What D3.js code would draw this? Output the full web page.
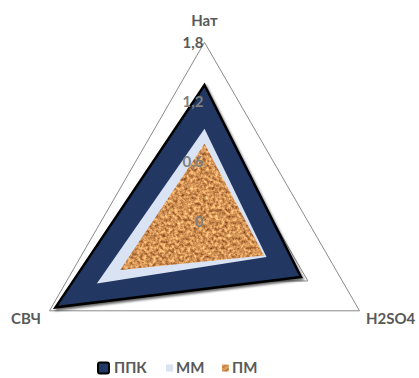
<!DOCTYPE html>
<html>
<head>
<meta charset="utf-8">
<script src="https://cdn.jsdelivr.net/npm/d3@7"></script>
<style>
  html, body { margin: 0; padding: 0; background: #fff; }
  svg { display: block; }
  text { font-family: Lato, "Open Sans", sans-serif; font-weight: bold; }
</style>
</head>
<body>
<div id="chart"></div>
<script>
// Radar chart: three treatment categories, three sample series
const categories = ["Нат", "H2SO4", "СВЧ"];
const seriesNames = ["ППК", "ММ", "ПМ"];
const valuesPPK = [1.37, 1.12, 1.73];
const valuesMM = [0.93, 0.72, 1.25];
const valuesPM = [0.78, 0.69, 0.98];
const tickValues = [0, 0.6, 1.2, 1.8];
const tickLabels = ["0", "0,6", "1,2", "1,8"];

const width = 419, height = 378;
const cx = 204.5, cy = 221.3, radius = 179;

const svg = d3.select("#chart").append("svg")
  .attr("width", width).attr("height", height);

const defs = svg.append("defs");

// Cork-like texture for the ПМ series
const cork = defs.append("filter").attr("id", "cork")
  .attr("color-interpolation-filters", "sRGB")
  .attr("x", 0).attr("y", 0).attr("width", 1).attr("height", 1);
cork.append("feTurbulence")
  .attr("type", "fractalNoise").attr("baseFrequency", 0.32)
  .attr("numOctaves", 3).attr("seed", 7).attr("result", "noise");
cork.append("feColorMatrix").attr("in", "noise").attr("type", "matrix")
  .attr("values",
    "0.85 0 0 0 0.40  " +
    "0.85 0 0 0 0.15  " +
    "0.65 0 0 0 0.01  " +
    "0 0 0 0 1")
  .attr("result", "tint");
cork.append("feComposite").attr("in", "tint").attr("in2", "SourceGraphic")
  .attr("operator", "in");

// Soft drop shadow for the outer series
const shadow = defs.append("filter").attr("id", "shadow")
  .attr("x", "-10%").attr("y", "-10%").attr("width", "120%").attr("height", "120%");
shadow.append("feDropShadow").attr("dx", 1.5).attr("dy", 2)
  .attr("stdDeviation", 0.8).attr("flood-color", "#000").attr("flood-opacity", 0.6);

const r = d3.scaleLinear().domain([0, 1.8]).range([0, radius]);
const angle = d3.scalePoint().domain(categories).range([0, 240]);
const toRad = d => (angle(d) - 90) * Math.PI / 180;

function point(cat, v) {
  const a = toRad(cat);
  return [cx + r(v) * Math.cos(a), cy + r(v) * Math.sin(a)];
}
const polygon = vals => "M" + categories.map((c, i) => point(c, vals[i]).join(",")).join("L") + "Z";

// Triangular grid rings
svg.append("g").selectAll("path").data(tickValues.filter(t => t > 0)).join("path")
  .attr("d", t => polygon(categories.map(() => t)))
  .attr("fill", "none").attr("stroke", "#8a8a8a").attr("stroke-width", 1);

// Series areas
svg.append("path").attr("d", polygon(valuesPPK))
  .attr("fill", "#203864").attr("stroke", "#000").attr("stroke-width", 2.5)
  .attr("stroke-linejoin", "miter").attr("filter", "url(#shadow)");
svg.append("path").attr("d", polygon(valuesMM)).attr("fill", "#dae3f3");
svg.append("path").attr("d", polygon(valuesPM)).attr("fill", "#c68a52").attr("filter", "url(#cork)");

// Radial tick labels along the top axis
svg.append("g").selectAll("text").data(tickValues).join("text")
  .attr("x", cx - 1)
  .attr("y", t => point(categories[0], t)[1])
  .attr("dy", "0.35em")
  .attr("text-anchor", "end")
  .attr("font-size", 15)
  .attr("fill", (t, i) => i === tickValues.length - 1 ? "#595959" : "#7f7f7f")
  .text((t, i) => tickLabels[i]);

// Category labels
const catLabel = [
  { x: cx, y: 21, anchor: "middle" },
  { x: 366, y: 319, anchor: "start" },
  { x: 41, y: 319, anchor: "end" }
];
svg.append("g").selectAll("text").data(categories).join("text")
  .attr("x", (d, i) => catLabel[i].x).attr("y", (d, i) => catLabel[i].y)
  .attr("dy", "0.35em").attr("text-anchor", (d, i) => catLabel[i].anchor)
  .attr("font-size", 15).attr("fill", "#595959")
  .text(d => d);

// Legend
const legend = svg.append("g");
const legendItems = [
  { name: seriesNames[0], x: 98, size: 11, fill: "#203864", stroke: "#000" },
  { name: seriesNames[1], x: 166, size: 7, fill: "#dae3f3", stroke: "none" },
  { name: seriesNames[2], x: 222, size: 7, fill: "#c68a52", stroke: "none" }
];
const ly = 368;
legendItems.forEach((it, i) => {
  const g = legend.append("g");
  g.append("rect")
    .attr("x", it.x).attr("y", ly - it.size / 2)
    .attr("width", it.size).attr("height", it.size)
    .attr("rx", i === 0 ? 2 : 0)
    .attr("fill", it.fill).attr("stroke", it.stroke).attr("stroke-width", 2)
    .attr("filter", i === 2 ? "url(#cork)" : null);
  g.append("text")
    .attr("x", it.x + (i === 0 ? 16 : 10)).attr("y", ly).attr("dy", "0.35em")
    .attr("font-size", 15).attr("fill", "#595959")
    .text(it.name);
});
</script>
</body>
</html>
=======
The task: Restate the data above word for word. Do not include the images.

Final result:
What D3.js code would draw this? Output the full web page.
<!DOCTYPE html>
<html>
<head>
<meta charset="utf-8">
<script src="https://cdn.jsdelivr.net/npm/d3@7"></script>
<style>
  html, body { margin: 0; padding: 0; background: #fff; }
  svg { display: block; }
  text { font-family: Lato, "Open Sans", sans-serif; font-weight: bold; }
</style>
</head>
<body>
<div id="chart"></div>
<script>
// Radar chart: three treatment categories, three sample series
const categories = ["Нат", "H2SO4", "СВЧ"];
const seriesNames = ["ППК", "ММ", "ПМ"];
const valuesPPK = [1.37, 1.12, 1.73];
const valuesMM = [0.93, 0.72, 1.25];
const valuesPM = [0.78, 0.69, 0.98];
const tickValues = [0, 0.6, 1.2, 1.8];
const tickLabels = ["0", "0,6", "1,2", "1,8"];

const width = 419, height = 378;
const cx = 204.5, cy = 221.3, radius = 179;

const svg = d3.select("#chart").append("svg")
  .attr("width", width).attr("height", height);

const defs = svg.append("defs");

// Cork-like texture for the ПМ series
const cork = defs.append("filter").attr("id", "cork")
  .attr("color-interpolation-filters", "sRGB")
  .attr("x", 0).attr("y", 0).attr("width", 1).attr("height", 1);
cork.append("feTurbulence")
  .attr("type", "fractalNoise").attr("baseFrequency", 0.32)
  .attr("numOctaves", 3).attr("seed", 7).attr("result", "noise");
cork.append("feColorMatrix").attr("in", "noise").attr("type", "matrix")
  .attr("values",
    "0.85 0 0 0 0.40  " +
    "0.85 0 0 0 0.15  " +
    "0.65 0 0 0 0.01  " +
    "0 0 0 0 1")
  .attr("result", "tint");
cork.append("feComposite").attr("in", "tint").attr("in2", "SourceGraphic")
  .attr("operator", "in");

// Soft drop shadow for the outer series
const shadow = defs.append("filter").attr("id", "shadow")
  .attr("x", "-10%").attr("y", "-10%").attr("width", "120%").attr("height", "120%");
shadow.append("feDropShadow").attr("dx", 1.5).attr("dy", 2)
  .attr("stdDeviation", 0.8).attr("flood-color", "#000").attr("flood-opacity", 0.6);

const r = d3.scaleLinear().domain([0, 1.8]).range([0, radius]);
const angle = d3.scalePoint().domain(categories).range([0, 240]);
const toRad = d => (angle(d) - 90) * Math.PI / 180;

function point(cat, v) {
  const a = toRad(cat);
  return [cx + r(v) * Math.cos(a), cy + r(v) * Math.sin(a)];
}
const polygon = vals => "M" + categories.map((c, i) => point(c, vals[i]).join(",")).join("L") + "Z";

// Triangular grid rings
svg.append("g").selectAll("path").data(tickValues.filter(t => t > 0)).join("path")
  .attr("d", t => polygon(categories.map(() => t)))
  .attr("fill", "none").attr("stroke", "#8a8a8a").attr("stroke-width", 1);

// Series areas
svg.append("path").attr("d", polygon(valuesPPK))
  .attr("fill", "#203864").attr("stroke", "#000").attr("stroke-width", 2.5)
  .attr("stroke-linejoin", "miter").attr("filter", "url(#shadow)");
svg.append("path").attr("d", polygon(valuesMM)).attr("fill", "#dae3f3");
svg.append("path").attr("d", polygon(valuesPM)).attr("fill", "#c68a52").attr("filter", "url(#cork)");

// Radial tick labels along the top axis
svg.append("g").selectAll("text").data(tickValues).join("text")
  .attr("x", cx - 1)
  .attr("y", t => point(categories[0], t)[1])
  .attr("dy", "0.35em")
  .attr("text-anchor", "end")
  .attr("font-size", 15)
  .attr("fill", (t, i) => i === tickValues.length - 1 ? "#595959" : "#7f7f7f")
  .text((t, i) => tickLabels[i]);

// Category labels
const catLabel = [
  { x: cx, y: 21, anchor: "middle" },
  { x: 366, y: 319, anchor: "start" },
  { x: 41, y: 319, anchor: "end" }
];
svg.append("g").selectAll("text").data(categories).join("text")
  .attr("x", (d, i) => catLabel[i].x).attr("y", (d, i) => catLabel[i].y)
  .attr("dy", "0.35em").attr("text-anchor", (d, i) => catLabel[i].anchor)
  .attr("font-size", 15).attr("fill", "#595959")
  .text(d => d);

// Legend
const legend = svg.append("g");
const legendItems = [
  { name: seriesNames[0], x: 98, size: 11, fill: "#203864", stroke: "#000" },
  { name: seriesNames[1], x: 166, size: 7, fill: "#dae3f3", stroke: "none" },
  { name: seriesNames[2], x: 222, size: 7, fill: "#c68a52", stroke: "none" }
];
const ly = 368;
legendItems.forEach((it, i) => {
  const g = legend.append("g");
  g.append("rect")
    .attr("x", it.x).attr("y", ly - it.size / 2)
    .attr("width", it.size).attr("height", it.size)
    .attr("rx", i === 0 ? 2 : 0)
    .attr("fill", it.fill).attr("stroke", it.stroke).attr("stroke-width", 2)
    .attr("filter", i === 2 ? "url(#cork)" : null);
  g.append("text")
    .attr("x", it.x + (i === 0 ? 16 : 10)).attr("y", ly).attr("dy", "0.35em")
    .attr("font-size", 15).attr("fill", "#595959")
    .text(it.name);
});
</script>
</body>
</html>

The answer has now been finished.